Directive:
Pick out the lines below that contain the string "this" and copy them all.

[A block of data]

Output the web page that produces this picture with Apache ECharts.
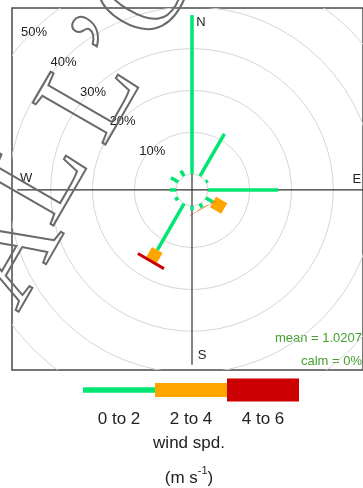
<!DOCTYPE html>
<html>
<head>
<meta charset="utf-8">
<script src="https://cdn.jsdelivr.net/npm/echarts@6/dist/echarts.min.js"></script>
<style>
  html, body { margin: 0; padding: 0; background: #ffffff; }
  #chart { width: 363px; height: 488px; }
</style>
</head>
<body>
<div id="chart"></div>
<script>
// Wind directions (degrees clockwise from north), 30-degree sectors
const directions = [0, 30, 60, 90, 120, 150, 180, 210, 240, 270, 300, 330];
// Frequency (%) of each wind-speed interval in each sector
const freqSpd0to2 = [38.0, 11.7, 0.6, 16.8, 2.0, 1.1, 1.1, 12.8, 0.9, 1.5, 2.0, 1.5];
const freqSpd2to4 = [0, 0, 0, 0, 3.1, 0.15, 0, 2.7, 0, 0, 0, 0];
const freqSpd4to6 = [0, 0, 0, 0, 0, 0.06, 0, 0.7, 0, 0, 0, 0];
const speedBins = ['0 to 2', '2 to 4', '4 to 6'];
const ringLevels = [10, 20, 30, 40, 50];
const ringLabels = ['10%', '20%', '30%', '40%', '50%'];
const compassLabels = ['N', 'E', 'S', 'W'];
const meanLabel = 'mean = 1.0207';
const calmLabel = 'calm = 0%';
const speedUnitTitle = 'wind spd.';

const binColors = ['#00e673', '#ffa500', '#cc0000'];
const paddleHalfWidth = [0.42, 1.45, 3.6];   // in frequency units
const FONT = "'Liberation Sans', Arial, sans-serif";

const binSeries = [freqSpd0to2, freqSpd2to4, freqSpd4to6];
const totals = directions.map((d, i) => binSeries.reduce((s, b) => s + b[i], 0));
const maxFreq = Math.max(...totals);
const off = maxFreq * 0.1;              // radial offset for the calm circle
const axisExt = maxFreq + off;          // length of the compass cross lines
const lim = axisExt * 1.03;

// panel: a square of 360 px centred on the rose; the right strip runs past the page
const panelLeft = 12, panelTop = 8, panelSide = 360, pageW = 363;
const visibleW = pageW - panelLeft;
const xMax = -lim + (2 * lim) * visibleW / panelSide;

// paddle pieces: [direction, start, end, bin]
const paddleData = [];
directions.forEach((d, i) => {
  let cum = 0;
  binSeries.forEach((b, j) => {
    if (b[i] > 0) paddleData.push([d, cum, cum + b[i], j]);
    cum += b[i];
  });
});

function renderPaddle(params, api) {
  const th = api.value(0) * Math.PI / 180;
  const r0 = api.value(1) + off, r1 = api.value(2) + off;
  const j = api.value(3);
  const w = paddleHalfWidth[j];
  const s = Math.sin(th), c = Math.cos(th);
  const pts = [
    [r0 * s - w * c, r0 * c + w * s],
    [r0 * s + w * c, r0 * c - w * s],
    [r1 * s + w * c, r1 * c - w * s],
    [r1 * s - w * c, r1 * c + w * s]
  ].map(p => api.coord(p));
  return { type: 'polygon', shape: { points: pts }, style: { fill: binColors[j] } };
}

function renderRing(params, api) {
  const level = api.value(0);
  const idx = params.dataIndex;
  const ctr = api.coord([0, 0]);
  const r = api.size([level + off, 0])[0];
  const children = [{
    type: 'circle',
    shape: { cx: ctr[0], cy: ctr[1], r: r },
    style: { fill: null, stroke: '#d6d6d6', lineWidth: 1 }
  }];
  if (idx > 0) {
    const a = Math.PI / 4;
    children.push({
      type: 'text',
      style: {
        text: ringLabels[idx - 1],
        x: ctr[0] - r * Math.sin(a) + 1, y: ctr[1] - r * Math.cos(a) + 2,
        align: 'center', verticalAlign: 'middle',
        font: '13px ' + FONT, fill: '#222'
      }
    });
  }
  return { type: 'group', children: children };
}

function renderCross(params, api) {
  const e = api.value(0);
  const L = api.coord([-e, 0]), R = api.coord([e, 0]);
  const T = api.coord([0, e]), B = api.coord([0, -e]);
  const ls = { stroke: '#333', lineWidth: 1.2 };
  const ts = (t, x, y) => ({ type: 'text', style: { text: t, x: x, y: y, align: 'center', verticalAlign: 'middle', font: '13px ' + FONT, fill: '#222' } });
  return {
    type: 'group',
    children: [
      { type: 'line', shape: { x1: L[0], y1: L[1], x2: R[0], y2: R[1] }, style: ls },
      { type: 'line', shape: { x1: T[0], y1: T[1], x2: B[0], y2: B[1] }, style: ls },
      ts(compassLabels[0], T[0] + 9, T[1] + 7),
      ts(compassLabels[1], R[0] - 10, R[1] - 11),
      ts(compassLabels[2], B[0] + 10, B[1] - 9),
      ts(compassLabels[3], L[0] + 9, L[1] - 12)
    ]
  };
}

// colour key below the panel
const swatchH = [5.5, 14, 23];
const keyLeft = 83, keyW = 72, keyMid = 390;
const keyGraphics = [];
speedBins.forEach((lab, j) => {
  keyGraphics.push({
    type: 'rect',
    shape: { x: keyLeft + j * keyW, y: keyMid - swatchH[j] / 2, width: keyW, height: swatchH[j] },
    style: { fill: binColors[j] }
  });
  keyGraphics.push({
    type: 'text',
    style: { text: lab, x: keyLeft + j * keyW + keyW / 2, y: 419, align: 'center', verticalAlign: 'middle', font: '17px ' + FONT, fill: '#222' }
  });
});
keyGraphics.push({
  type: 'text',
  style: { text: speedUnitTitle, x: 189, y: 443, align: 'center', verticalAlign: 'middle', font: '17px ' + FONT, fill: '#222' }
});
keyGraphics.push({
  type: 'text',
  style: {
    text: '{a|(m s}{b|-1}{a|)}', x: 189, y: 476, align: 'center', verticalAlign: 'middle',
    rich: {
      a: { font: '17px ' + FONT, fill: '#222', lineHeight: 22, verticalAlign: 'bottom' },
      b: { font: '11px ' + FONT, fill: '#222', lineHeight: 22, verticalAlign: 'top' }
    }
  }
});

// outlined lettering across the upper-left
const stampChars = ['A', 'L', 'L', '\u2019', 'O'];
const stampPos = [[12, 256], [42, 178], [94, 97], [118, 47], [150, -10]];
const stampGraphics = stampChars.map((ch, i) => ({
  type: 'text', x: stampPos[i][0], y: stampPos[i][1], rotation: Math.PI / 3,
  style: {
    text: ch, align: 'center', verticalAlign: 'middle',
    font: "128px 'Liberation Serif', serif",
    fill: 'rgba(0,0,0,0)', stroke: '#6a6a6a', lineWidth: 2
  },
  z: 100
}));

const chart = echarts.init(document.getElementById('chart'), null, { renderer: 'canvas' });
chart.setOption({
  animation: false,
  backgroundColor: '#ffffff',
  grid: {
    left: panelLeft, top: panelTop, right: 0, height: 362,
    show: true, borderColor: '#4a4a4a', borderWidth: 1.5, backgroundColor: 'transparent'
  },
  xAxis: { type: 'value', min: -lim, max: xMax, show: false },
  yAxis: { type: 'value', min: -lim, max: lim + 0.45, show: false },
  series: [
    { type: 'custom', renderItem: renderRing, data: [0].concat(ringLevels), clip: true, z: 1, silent: true },
    { type: 'custom', renderItem: renderCross, data: [axisExt], z: 2, silent: true },
    { type: 'custom', renderItem: renderPaddle, data: paddleData, z: 3, silent: true }
  ],
  graphic: [
    { type: 'text', style: { text: meanLabel, x: 362, y: 338, align: 'right', verticalAlign: 'middle', font: '13px ' + FONT, fill: '#44a02c' } },
    { type: 'text', style: { text: calmLabel, x: 362, y: 361, align: 'right', verticalAlign: 'middle', font: '13px ' + FONT, fill: '#44a02c' } }
  ].concat(keyGraphics, stampGraphics)
});
</script>
</body>
</html>
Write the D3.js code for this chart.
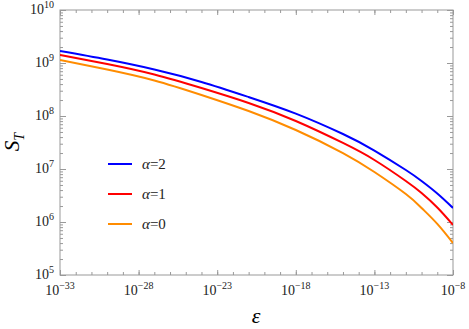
<!DOCTYPE html>
<html>
<head>
<meta charset="utf-8">
<script src="https://cdn.jsdelivr.net/npm/d3@7"></script>
<style>
  body { margin: 0; background: #fff; }
</style>
</head>
<body>
<script>
// epsilon values (x) and S_T for each alpha
var eps = [1e-33, 1e-30, 1e-27, 1e-24, 1e-21, 1e-18, 1e-15, 1e-13, 1e-11, 1e-10, 1e-9, 1e-8];
var sAlpha2 = [1.68e9, 1.16e9, 7.53e8, 4.39e8, 2.28e8, 1.11e8, 4.57e7, 2.23e7, 9.57e6, 5.94e6, 3.45e6, 1.84e6];
var sAlpha1 = [1.42e9, 9.57e8, 6.07e8, 3.37e8, 1.76e8, 8.05e7, 3.1e7, 1.48e7, 5.94e6, 3.52e6, 1.88e6, 8.8e5];
var sAlpha0 = [1.14e9, 7.53e8, 4.68e8, 2.49e8, 1.24e8, 5.44e7, 2.0e7, 8.77e6, 3.37e6, 1.84e6, 9.2e5, 4.0e5];

var seriesNames = ["\u03b1=2", "\u03b1=1", "\u03b1=0"];
var seriesColors = ["#0000ff", "#ff0000", "#ff8c00"];

var xMajor = [1e-33, 1e-28, 1e-23, 1e-18, 1e-13, 1e-8];
var xMajorExp = ["\u221233", "\u221228", "\u221223", "\u221218", "\u221213", "\u22128"];
var yMajor = [1e5, 1e6, 1e7, 1e8, 1e9, 1e10];
var yMajorExp = ["5", "6", "7", "8", "9", "10"];

var W = 469, H = 329;
var plotL = 60, plotR = 453, plotT = 10, plotB = 275;
var serif = "'Liberation Serif', 'Times New Roman', serif";

var x = d3.scaleLog().domain([1e-33, 1e-8]).range([plotL, plotR]);
var y = d3.scaleLog().domain([1e5, 1e10]).range([plotB, plotT]);

var svg = d3.select("body").append("svg")
    .attr("width", W)
    .attr("height", H)
    .style("font-family", serif);

// minor ticks
var xMinor = [];
for (var e = -33; e <= -8; e++) xMinor.push(Math.pow(10, e));
var yMinor = [];
for (var p = 5; p < 10; p++) {
  for (var m = 2; m <= 9; m++) yMinor.push(m * Math.pow(10, p));
}

var frameColor = "#999";

function styleAxis(g) {
  g.select(".domain").remove();
  g.selectAll(".tick line").attr("stroke", frameColor);
  g.selectAll(".tick text").remove();
}

// bottom / top
svg.append("g").attr("transform", "translate(0," + plotB + ")")
  .call(d3.axisBottom(x).tickValues(xMinor).tickSize(-3).tickFormat("")).call(styleAxis);
svg.append("g").attr("transform", "translate(0," + plotB + ")")
  .call(d3.axisBottom(x).tickValues(xMajor).tickSize(-5).tickFormat("")).call(styleAxis);
svg.append("g").attr("transform", "translate(0," + plotT + ")")
  .call(d3.axisTop(x).tickValues(xMinor).tickSize(-3).tickFormat("")).call(styleAxis);
svg.append("g").attr("transform", "translate(0," + plotT + ")")
  .call(d3.axisTop(x).tickValues(xMajor).tickSize(-5).tickFormat("")).call(styleAxis);

// left / right
svg.append("g").attr("transform", "translate(" + plotL + ",0)")
  .call(d3.axisLeft(y).tickValues(yMinor).tickSize(-3).tickFormat("")).call(styleAxis);
svg.append("g").attr("transform", "translate(" + plotL + ",0)")
  .call(d3.axisLeft(y).tickValues(yMajor).tickSize(-6).tickFormat("")).call(styleAxis);
svg.append("g").attr("transform", "translate(" + plotR + ",0)")
  .call(d3.axisRight(y).tickValues(yMinor).tickSize(-3).tickFormat("")).call(styleAxis);
svg.append("g").attr("transform", "translate(" + plotR + ",0)")
  .call(d3.axisRight(y).tickValues(yMajor).tickSize(-6).tickFormat("")).call(styleAxis);

// frame
svg.append("rect")
  .attr("x", plotL).attr("y", plotT)
  .attr("width", plotR - plotL).attr("height", plotB - plotT)
  .attr("fill", "none")
  .attr("stroke", frameColor)
  .attr("stroke-width", 1);

// x tick labels
xMajor.forEach(function(v, i) {
  var t = svg.append("text")
    .attr("x", x(v))
    .attr("y", plotB + 20)
    .attr("text-anchor", "middle")
    .style("font-family", serif)
    .style("font-size", "14px")
    .attr("fill", "#222");
  t.append("tspan").text("10");
  t.append("tspan").attr("dy", -6).style("font-size", "10px").text(xMajorExp[i]);
});

// y tick labels
yMajor.forEach(function(v, i) {
  var t = svg.append("text")
    .attr("x", plotL - 6)
    .attr("y", y(v) + 4)
    .attr("text-anchor", "end")
    .style("font-family", serif)
    .style("font-size", "14px")
    .attr("fill", "#222");
  t.append("tspan").text("10");
  t.append("tspan").attr("dy", -6).style("font-size", "10px").text(yMajorExp[i]);
});

// curves
var allSeries = [sAlpha2, sAlpha1, sAlpha0];
var line = d3.line()
  .x(function(d, i) { return x(eps[i]); })
  .y(function(d) { return y(d); })
  .curve(d3.curveNatural);

svg.append("clipPath").attr("id", "clip")
  .append("rect").attr("x", plotL).attr("y", plotT)
  .attr("width", plotR - plotL).attr("height", plotB - plotT);

allSeries.forEach(function(s, i) {
  svg.append("path")
    .datum(s)
    .attr("d", line)
    .attr("clip-path", "url(#clip)")
    .attr("fill", "none")
    .attr("stroke", seriesColors[i])
    .attr("stroke-width", 2);
});

// legend
var legendY = [164, 194, 224];
seriesNames.forEach(function(name, i) {
  svg.append("line")
    .attr("x1", 108).attr("x2", 132)
    .attr("y1", legendY[i]).attr("y2", legendY[i])
    .attr("stroke", seriesColors[i])
    .attr("stroke-width", 2);
  var t = svg.append("text")
    .attr("x", 142)
    .attr("y", legendY[i] + 5)
    .style("font-family", serif)
    .style("font-size", "15px")
    .attr("fill", "#222");
  t.append("tspan").style("font-style", "italic").text(name.charAt(0));
  t.append("tspan").text(name.slice(1));
});

// axis labels
svg.append("text")
  .attr("x", 256)
  .attr("y", 323)
  .attr("text-anchor", "middle")
  .style("font-family", serif)
  .style("font-size", "22px")
  .style("font-style", "italic")
  .text("\u03b5");

var yl = svg.append("text")
  .attr("transform", "translate(19,142) rotate(-90)")
  .attr("text-anchor", "middle")
  .style("font-family", serif)
  .style("font-size", "21px")
  .style("font-style", "italic");
yl.append("tspan").text("S");
yl.append("tspan").attr("dy", 5).style("font-size", "14px").text("T");
</script>
</body>
</html>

Output:
Output the web page that produces this picture with Apache ECharts.
Write the D3.js code for this chart.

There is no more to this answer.